Bold black lines, a Fauvist palette, and distinct brushstrokes define the stylized drawings on glass of Swedish artist Ulrica Hydman-Vallien. Shapes of antiquity (Hydman-Vallien was originally a ceramicist and is well-versed in classic vase forms) are given modern touches (jug handles become ear-like protuberances) and adorned with contemporary expressionist drawing. Graphic faces and mythical motifs are distilled, sometimes down to a series of geometrical forms and lines, to intensify human emotions and eccentricities.
Swedish artist Bertil Vallien takes viewers on a journey of interiority, his process of casting glass in sand and suspending objects in the molten glass resulting in geologic textures, mineral-like pigmentation, and interesting forms. Layers—both physical and psychological—are created through a multistep process that begins with carefully drawn blueprints. An exploration of the subconscious, a variety of universal archetypes and symbols allow viewers to layer on their own perspectives.
Creativity is often sparked by the simplest pleasures, and for artist Jen Violette those pleasures include her gardens, her rural Vermont surroundings, and the natural world around her. Residing and working in an old farmhouse, with its connected studio, means living and breathing the inspirations for her art daily. In harmony with her surroundings, and together with the passion for painting and wood and metalworking that she learned from a young age, art feels very entwined with Violette’s life.
David Walters begins by blowing a milky white glass into serpentine vessels—distorted eggs at times festooned with hats, hyperbolic pitchers and vases, toy cars, and other fantastic shapes. They become the canvas for his minimally-colored, exquisitely-rendered drawings. Though the work uses a deeply personal vocabulary, we are all able to relate to the struggle to overcome darkness and embrace the hope of the human spirit. Walters shows us that we need to look within, not without, to find our own fulfillment.

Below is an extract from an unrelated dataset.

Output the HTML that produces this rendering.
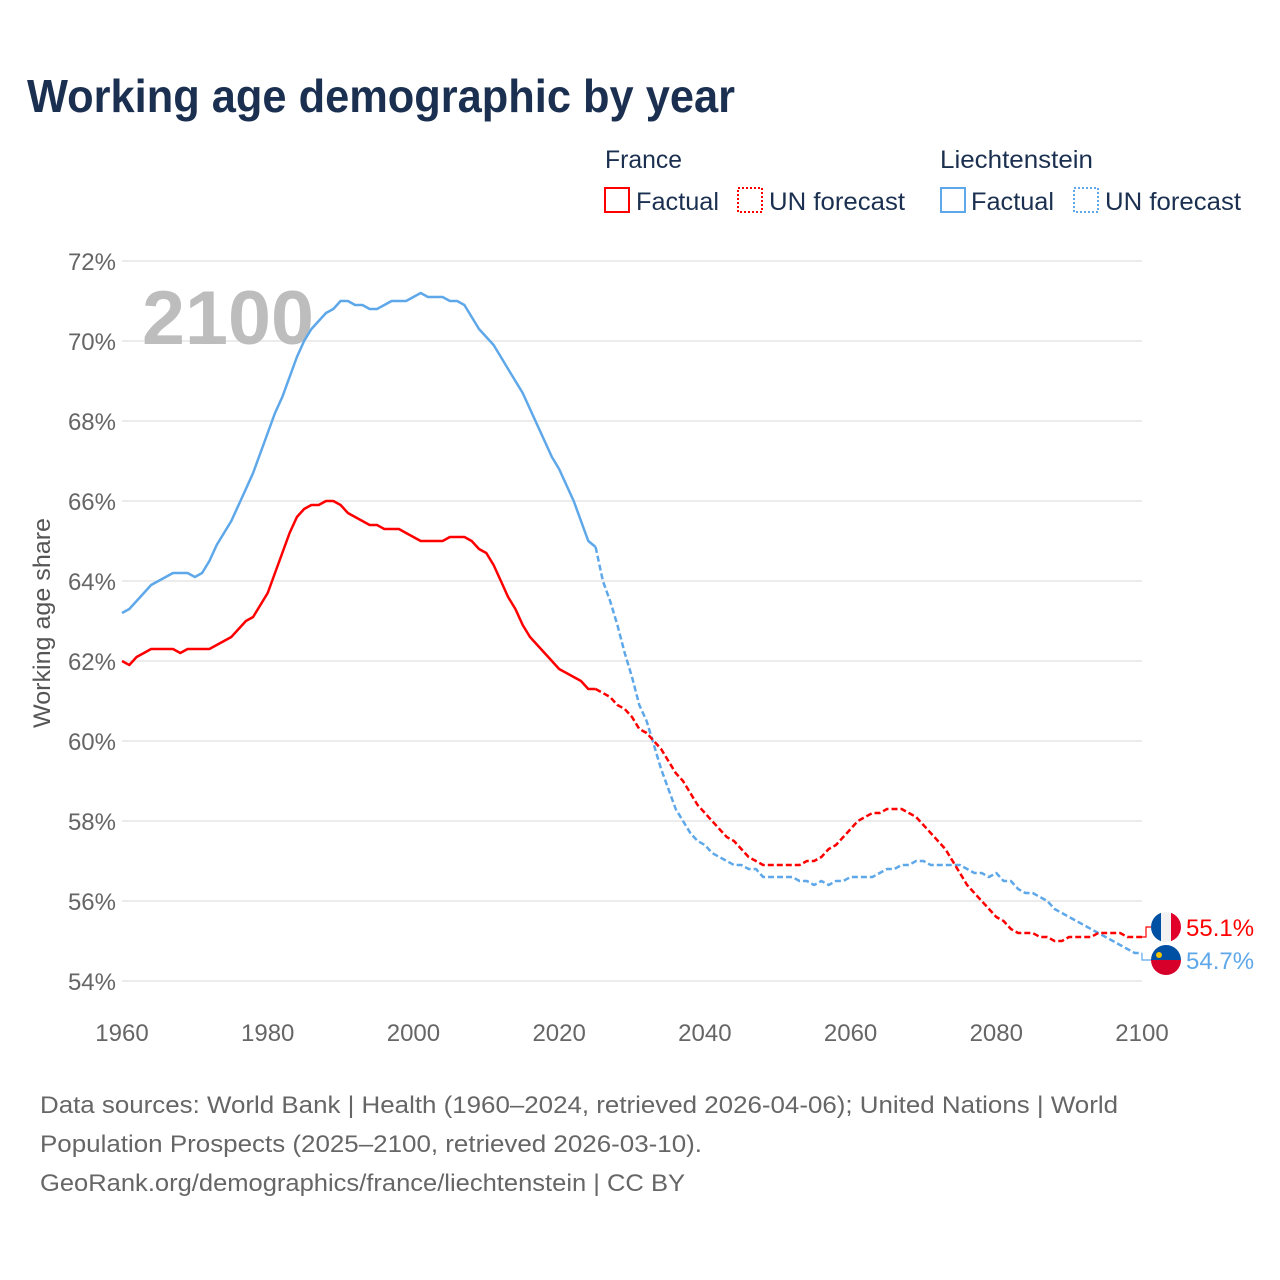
<!DOCTYPE html>
<html><head><meta charset="utf-8"><style>
body{margin:0;background:#fff;font-family:"Liberation Sans",sans-serif;}
#wrap{position:relative;width:1280px;height:1280px;overflow:hidden;}
</style></head><body>
<div id="wrap">
<svg id="chart" width="1280" height="1280" xmlns="http://www.w3.org/2000/svg">
<text x="27" y="112" font-size="46" font-weight="bold" fill="#1b3050" textLength="708" lengthAdjust="spacingAndGlyphs">Working age demographic by year</text>
<g font-size="25" fill="#1b3050">
<text x="605" y="168" textLength="77" lengthAdjust="spacingAndGlyphs">France</text>
<rect x="605" y="188" width="24" height="24" fill="none" stroke="#f00" stroke-width="2"/>
<text x="636" y="210" textLength="83" lengthAdjust="spacingAndGlyphs">Factual</text>
<rect x="738" y="188" width="24" height="24" fill="none" stroke="#f00" stroke-width="2" stroke-dasharray="2,2"/>
<text x="769" y="210" textLength="136" lengthAdjust="spacingAndGlyphs">UN forecast</text>
<text x="940" y="168" textLength="153" lengthAdjust="spacingAndGlyphs">Liechtenstein</text>
<rect x="941" y="188" width="24" height="24" fill="none" stroke="#5ea8ea" stroke-width="2"/>
<text x="971" y="210" textLength="83" lengthAdjust="spacingAndGlyphs">Factual</text>
<rect x="1074" y="188" width="24" height="24" fill="none" stroke="#5ea8ea" stroke-width="2" stroke-dasharray="2,2"/>
<text x="1105" y="210" textLength="136" lengthAdjust="spacingAndGlyphs">UN forecast</text>
</g>
<g id="grid"></g>
<text x="142" y="344" font-size="76" font-weight="bold" fill="#bdbdbd" textLength="172" lengthAdjust="spacingAndGlyphs">2100</text>
<text transform="translate(50,623) rotate(-90)" text-anchor="middle" font-size="24" fill="#555" textLength="210" lengthAdjust="spacingAndGlyphs">Working age share</text>
<g id="series"></g>
<g font-size="24" fill="#666">
<text x="40" y="1113" textLength="1078" lengthAdjust="spacingAndGlyphs">Data sources: World Bank | Health (1960–2024, retrieved 2026-04-06); United Nations | World</text>
<text x="40" y="1152" textLength="662" lengthAdjust="spacingAndGlyphs">Population Prospects (2025–2100, retrieved 2026-03-10).</text>
<text x="40" y="1191" textLength="645" lengthAdjust="spacingAndGlyphs">GeoRank.org/demographics/france/liechtenstein | CC BY</text>
</g>
</svg>
</div>
<script>
const yTicks=[54,56,58,60,62,64,66,68,70,72];
const xTicks=[1960,1980,2000,2020,2040,2060,2080,2100];
const franceFactual=[62.0,61.9,62.1,62.2,62.3,62.3,62.3,62.3,62.2,62.3,62.3,62.3,62.3,62.4,62.5,62.6,62.8,63.0,63.1,63.4,63.7,64.2,64.7,65.2,65.6,65.8,65.9,65.9,66.0,66.0,65.9,65.7,65.6,65.5,65.4,65.4,65.3,65.3,65.3,65.2,65.1,65.0,65.0,65.0,65.0,65.1,65.1,65.1,65.0,64.8,64.7,64.4,64.0,63.6,63.3,62.9,62.6,62.4,62.2,62.0,61.8,61.7,61.6,61.5,61.3,61.3];
const franceForecast=[61.3,61.2,61.1,60.9,60.8,60.6,60.3,60.2,60.0,59.8,59.5,59.2,59.0,58.7,58.4,58.2,58.0,57.8,57.6,57.5,57.3,57.1,57.0,56.9,56.9,56.9,56.9,56.9,56.9,57.0,57.0,57.1,57.3,57.4,57.6,57.8,58.0,58.1,58.2,58.2,58.3,58.3,58.3,58.2,58.1,57.9,57.7,57.5,57.3,57.0,56.7,56.4,56.2,56.0,55.8,55.6,55.5,55.3,55.2,55.2,55.2,55.1,55.1,55.0,55.0,55.1,55.1,55.1,55.1,55.2,55.2,55.2,55.2,55.1,55.1,55.1];
const liechFactual=[63.2,63.3,63.5,63.7,63.9,64.0,64.1,64.2,64.2,64.2,64.1,64.2,64.5,64.9,65.2,65.5,65.9,66.3,66.7,67.2,67.7,68.2,68.6,69.1,69.6,70.0,70.3,70.5,70.7,70.8,71.0,71.0,70.9,70.9,70.8,70.8,70.9,71.0,71.0,71.0,71.1,71.2,71.1,71.1,71.1,71.0,71.0,70.9,70.6,70.3,70.1,69.9,69.6,69.3,69.0,68.7,68.3,67.9,67.5,67.1,66.8,66.4,66.0,65.5,65.0,64.85];
const liechForecast=[64.85,64.0,63.5,62.9,62.2,61.6,60.9,60.5,59.9,59.3,58.8,58.3,58.0,57.7,57.5,57.4,57.2,57.1,57.0,56.9,56.9,56.8,56.8,56.6,56.6,56.6,56.6,56.6,56.5,56.5,56.4,56.5,56.4,56.5,56.5,56.6,56.6,56.6,56.6,56.7,56.8,56.8,56.9,56.9,57.0,57.0,56.9,56.9,56.9,56.9,56.9,56.8,56.7,56.7,56.6,56.7,56.5,56.5,56.3,56.2,56.2,56.1,56.0,55.8,55.7,55.6,55.5,55.4,55.3,55.2,55.1,55.0,54.9,54.8,54.7,54.7];
const NS="http://www.w3.org/2000/svg";
const X=y=>122+(y-1960)*(1020/140);
const Y=v=>261+(72-v)*40;
const grid=document.getElementById('grid');
const ser=document.getElementById('series');
function mk(tag,at,par){const e=document.createElementNS(NS,tag);for(const k in at)e.setAttribute(k,at[k]);par.appendChild(e);return e;}
yTicks.forEach(v=>{
 const l=mk('line',{x1:122,x2:1142,y1:Y(v),y2:Y(v),stroke:'#e6e6e6','stroke-width':1.5},grid);
 
 
 const t=mk('text',{x:116,y:Y(v)+9,'text-anchor':'end','font-size':24,fill:'#666'},grid);
 t.textContent=v+'%';
 
 
});
xTicks.forEach(yr=>{
 const t=mk('text',{x:X(yr),y:1041,'text-anchor':'middle','font-size':24,fill:'#666'},grid);
 t.textContent=yr;
 
 
});
function line(vals,start,color,dash,name){
 const d=vals.map((v,i)=>(i?'L':'M')+X(start+i).toFixed(1)+','+Y(v).toFixed(1)).join('');
 const p=mk('path',{d:d,fill:'none',stroke:color,'stroke-width':2.5,'stroke-linejoin':'round'},ser);
 if(dash)p.setAttribute('stroke-dasharray','6,3');
 
 
}
line(liechFactual,1960,'#5ea8ea',false,'liechtenstein-factual-line');
line(liechForecast,2025,'#5ea8ea',true,'liechtenstein-forecast-line');
line(franceFactual,1960,'#f00',false,'france-factual-line');
line(franceForecast,2025,'#f00',true,'france-forecast-line');
const fEnd=franceForecast[franceForecast.length-1], lEnd=liechForecast[liechForecast.length-1];
const fy=927, ly=960;
let p=mk('path',{d:`M1142,${Y(fEnd)} L1146,${Y(fEnd)} L1146,${fy} L1151,${fy}`,fill:'none',stroke:'#f00','stroke-width':1.2},ser);


p=mk('path',{d:`M1142,${Y(lEnd)} L1142,${ly} L1151,${ly}`,fill:'none',stroke:'#5ea8ea','stroke-width':1.2},ser);


const ff=mk('g',{},ser);


const cf=mk('clipPath',{id:'cf'},ff);mk('circle',{cx:1166,cy:fy,r:15},cf);
const fg=mk('g',{'clip-path':'url(#cf)'},ff);
mk('rect',{x:1151,y:fy-15,width:10,height:30,fill:'#0050a4'},fg);
mk('rect',{x:1161,y:fy-15,width:10,height:30,fill:'#f2f2f2'},fg);
mk('rect',{x:1171,y:fy-15,width:10,height:30,fill:'#e0002a'},fg);
const lf=mk('g',{},ser);


const cl=mk('clipPath',{id:'cl'},lf);mk('circle',{cx:1166,cy:ly,r:15},cl);
const lg=mk('g',{'clip-path':'url(#cl)'},lf);
mk('rect',{x:1151,y:ly-15,width:30,height:15,fill:'#0050a4'},lg);
mk('rect',{x:1151,y:ly,width:30,height:15,fill:'#d6002a'},lg);
mk('circle',{cx:1159,cy:ly-5,r:3,fill:'#f5c400'},lg);
let t=mk('text',{x:1186,y:fy+9,'font-size':24,fill:'#f00'},ser);
t.textContent=fEnd.toFixed(1)+'%';


t=mk('text',{x:1186,y:ly+9,'font-size':24,fill:'#5ea8ea'},ser);
t.textContent=lEnd.toFixed(1)+'%';


</script>
</body></html>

Reverence for nature is a guiding principal in Japanese culture, while elegant restraint is a hallmark of their aesthetic. Hiroshi Yamano’s glass vessels are gorgeously painted with peaceful scenes of nature—unfurling blossoms, delicate birds, and striated skies. There is a sense of hushed movement, as the artist visually captures the poetry of flora and fauna and lures the viewer into an easy communion with nature.